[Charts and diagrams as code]
----------

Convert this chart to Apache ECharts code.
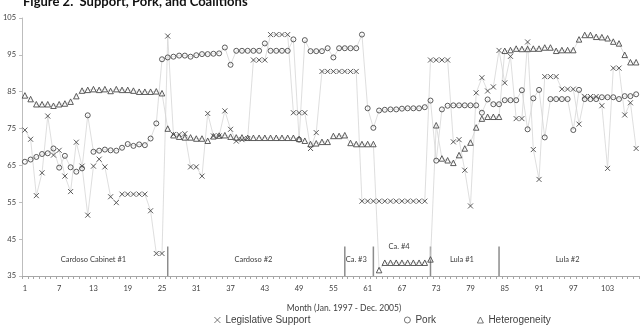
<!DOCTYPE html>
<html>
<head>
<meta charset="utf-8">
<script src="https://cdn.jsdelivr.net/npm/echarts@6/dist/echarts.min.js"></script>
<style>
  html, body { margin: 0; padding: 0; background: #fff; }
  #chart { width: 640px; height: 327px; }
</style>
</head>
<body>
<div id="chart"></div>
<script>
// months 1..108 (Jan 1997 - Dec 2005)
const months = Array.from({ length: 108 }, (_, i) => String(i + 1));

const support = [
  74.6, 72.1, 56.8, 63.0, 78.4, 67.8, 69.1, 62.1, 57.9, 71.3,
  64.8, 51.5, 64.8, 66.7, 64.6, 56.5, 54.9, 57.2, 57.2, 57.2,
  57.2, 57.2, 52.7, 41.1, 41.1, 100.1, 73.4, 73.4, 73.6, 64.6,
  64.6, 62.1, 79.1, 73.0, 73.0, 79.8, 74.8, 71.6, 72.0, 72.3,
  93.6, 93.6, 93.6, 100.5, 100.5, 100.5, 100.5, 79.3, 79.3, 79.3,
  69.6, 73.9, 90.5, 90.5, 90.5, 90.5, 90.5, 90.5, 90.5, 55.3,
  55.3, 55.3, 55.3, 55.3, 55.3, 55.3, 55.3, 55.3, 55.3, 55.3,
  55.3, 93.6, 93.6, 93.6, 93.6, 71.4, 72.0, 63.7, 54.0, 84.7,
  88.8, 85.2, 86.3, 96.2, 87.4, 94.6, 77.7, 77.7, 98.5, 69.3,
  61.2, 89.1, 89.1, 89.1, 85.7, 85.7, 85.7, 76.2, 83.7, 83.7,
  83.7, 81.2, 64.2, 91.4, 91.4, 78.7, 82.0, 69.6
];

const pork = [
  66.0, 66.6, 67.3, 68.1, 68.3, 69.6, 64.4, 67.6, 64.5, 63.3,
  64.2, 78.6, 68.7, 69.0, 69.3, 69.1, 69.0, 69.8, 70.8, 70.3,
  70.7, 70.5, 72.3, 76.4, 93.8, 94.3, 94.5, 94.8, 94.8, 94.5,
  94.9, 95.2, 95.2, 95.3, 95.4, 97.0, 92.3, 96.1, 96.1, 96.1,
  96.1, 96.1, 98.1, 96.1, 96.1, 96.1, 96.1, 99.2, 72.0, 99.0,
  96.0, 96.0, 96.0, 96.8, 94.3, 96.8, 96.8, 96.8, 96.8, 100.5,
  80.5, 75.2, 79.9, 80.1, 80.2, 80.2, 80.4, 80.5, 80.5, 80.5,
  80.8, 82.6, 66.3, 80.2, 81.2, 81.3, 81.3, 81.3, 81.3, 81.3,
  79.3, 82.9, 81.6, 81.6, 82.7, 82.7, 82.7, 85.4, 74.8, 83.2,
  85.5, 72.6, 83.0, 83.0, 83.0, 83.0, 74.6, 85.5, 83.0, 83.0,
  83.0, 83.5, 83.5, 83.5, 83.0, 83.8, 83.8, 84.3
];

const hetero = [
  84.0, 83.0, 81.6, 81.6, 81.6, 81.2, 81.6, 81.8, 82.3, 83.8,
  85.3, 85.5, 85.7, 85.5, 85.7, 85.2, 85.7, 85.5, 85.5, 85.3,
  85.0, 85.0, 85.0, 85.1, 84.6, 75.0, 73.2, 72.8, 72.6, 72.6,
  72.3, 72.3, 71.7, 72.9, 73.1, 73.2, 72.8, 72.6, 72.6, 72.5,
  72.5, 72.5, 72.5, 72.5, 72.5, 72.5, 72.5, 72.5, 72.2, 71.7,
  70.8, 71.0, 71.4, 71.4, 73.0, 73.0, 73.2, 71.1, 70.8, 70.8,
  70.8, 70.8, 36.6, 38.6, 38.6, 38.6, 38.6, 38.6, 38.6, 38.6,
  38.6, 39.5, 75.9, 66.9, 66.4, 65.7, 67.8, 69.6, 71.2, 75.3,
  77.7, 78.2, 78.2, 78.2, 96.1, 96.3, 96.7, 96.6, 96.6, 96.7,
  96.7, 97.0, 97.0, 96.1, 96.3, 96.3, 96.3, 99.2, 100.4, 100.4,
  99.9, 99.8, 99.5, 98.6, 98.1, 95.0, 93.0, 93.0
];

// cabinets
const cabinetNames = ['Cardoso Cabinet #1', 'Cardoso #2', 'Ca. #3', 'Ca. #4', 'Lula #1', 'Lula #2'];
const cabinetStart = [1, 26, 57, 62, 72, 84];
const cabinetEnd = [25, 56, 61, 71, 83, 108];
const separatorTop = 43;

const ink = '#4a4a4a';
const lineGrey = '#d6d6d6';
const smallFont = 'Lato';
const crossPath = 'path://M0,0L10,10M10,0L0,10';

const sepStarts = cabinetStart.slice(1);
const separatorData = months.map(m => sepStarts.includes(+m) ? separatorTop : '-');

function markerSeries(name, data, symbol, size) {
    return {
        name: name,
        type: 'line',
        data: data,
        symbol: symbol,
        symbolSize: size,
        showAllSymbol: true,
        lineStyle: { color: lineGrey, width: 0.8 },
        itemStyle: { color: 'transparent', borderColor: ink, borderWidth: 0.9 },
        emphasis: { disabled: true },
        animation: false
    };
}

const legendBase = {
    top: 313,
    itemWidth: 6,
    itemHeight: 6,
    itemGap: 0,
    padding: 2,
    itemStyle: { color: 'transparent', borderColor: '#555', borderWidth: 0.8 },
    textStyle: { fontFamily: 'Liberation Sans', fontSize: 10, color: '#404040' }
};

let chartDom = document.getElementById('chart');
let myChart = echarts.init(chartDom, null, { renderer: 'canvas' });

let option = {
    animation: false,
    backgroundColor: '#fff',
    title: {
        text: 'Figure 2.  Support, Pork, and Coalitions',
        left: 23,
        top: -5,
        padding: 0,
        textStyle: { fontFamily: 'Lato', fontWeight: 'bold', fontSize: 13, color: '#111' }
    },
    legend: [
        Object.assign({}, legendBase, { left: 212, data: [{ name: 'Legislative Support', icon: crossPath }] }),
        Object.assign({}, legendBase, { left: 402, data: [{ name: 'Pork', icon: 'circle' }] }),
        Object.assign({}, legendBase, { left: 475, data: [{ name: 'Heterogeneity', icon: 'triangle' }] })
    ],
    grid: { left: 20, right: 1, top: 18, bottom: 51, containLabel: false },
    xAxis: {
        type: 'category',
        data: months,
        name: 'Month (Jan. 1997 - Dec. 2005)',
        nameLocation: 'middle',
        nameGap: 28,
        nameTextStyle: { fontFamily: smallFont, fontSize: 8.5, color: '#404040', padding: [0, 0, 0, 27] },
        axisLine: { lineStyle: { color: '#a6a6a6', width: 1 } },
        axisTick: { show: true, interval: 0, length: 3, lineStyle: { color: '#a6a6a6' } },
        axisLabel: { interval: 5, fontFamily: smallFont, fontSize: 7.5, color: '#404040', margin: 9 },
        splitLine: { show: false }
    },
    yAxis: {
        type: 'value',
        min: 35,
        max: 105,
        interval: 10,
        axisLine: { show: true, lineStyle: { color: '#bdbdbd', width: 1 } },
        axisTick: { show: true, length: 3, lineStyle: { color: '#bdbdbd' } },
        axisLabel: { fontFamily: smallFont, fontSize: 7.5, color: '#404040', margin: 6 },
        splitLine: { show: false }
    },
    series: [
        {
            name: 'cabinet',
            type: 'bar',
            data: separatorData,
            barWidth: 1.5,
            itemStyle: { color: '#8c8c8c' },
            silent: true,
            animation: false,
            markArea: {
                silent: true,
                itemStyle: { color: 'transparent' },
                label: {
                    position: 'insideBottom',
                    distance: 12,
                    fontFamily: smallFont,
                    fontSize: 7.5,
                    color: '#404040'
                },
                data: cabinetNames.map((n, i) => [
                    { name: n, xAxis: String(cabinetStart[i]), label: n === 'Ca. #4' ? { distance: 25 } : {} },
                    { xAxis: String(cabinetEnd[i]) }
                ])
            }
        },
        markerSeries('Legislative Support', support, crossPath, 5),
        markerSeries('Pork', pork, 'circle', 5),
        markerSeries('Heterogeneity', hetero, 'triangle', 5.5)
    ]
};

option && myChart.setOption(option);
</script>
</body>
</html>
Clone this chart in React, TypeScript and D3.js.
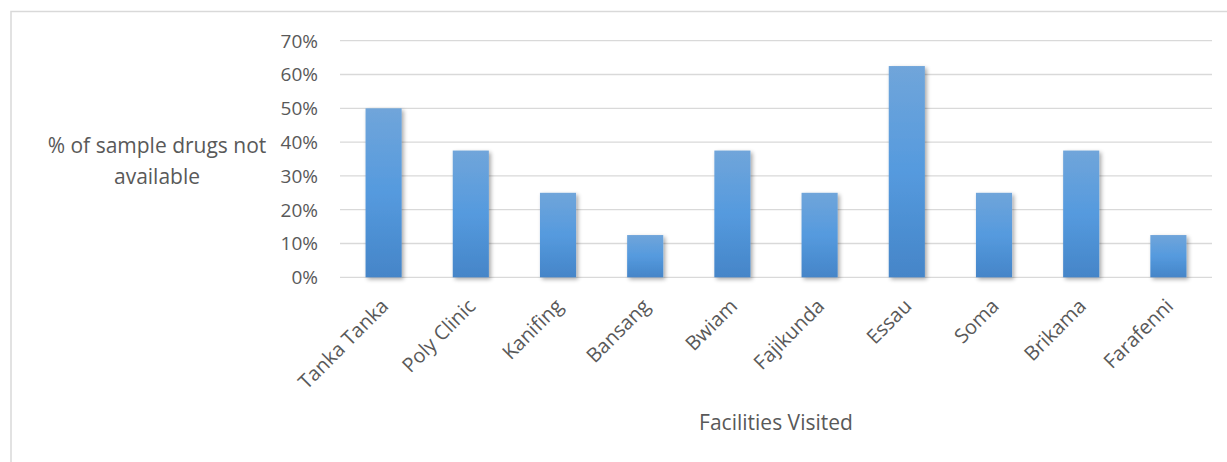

----------

SET EXERCISE — Repeat only the lines from the beginning of the material through the line containing "String(i + 1));", both ends kept, leaving pictures out.

WORKED ANSWER —
Convert this chart to Apache ECharts code.
<!DOCTYPE html>
<html>
<head>
<meta charset="utf-8">
<script src="https://cdn.jsdelivr.net/npm/echarts@6/dist/echarts.min.js"></script>
<style>
  html, body { margin: 0; padding: 0; background: #fff; }
  #chart { width: 640px; height: 327px; }
</style>
</head>
<body>
<div id="chart"></div>
<script>
// months 1..108 (Jan 1997 - Dec 2005)
const months = Array.from({ length: 108 }, (_, i) => String(i + 1));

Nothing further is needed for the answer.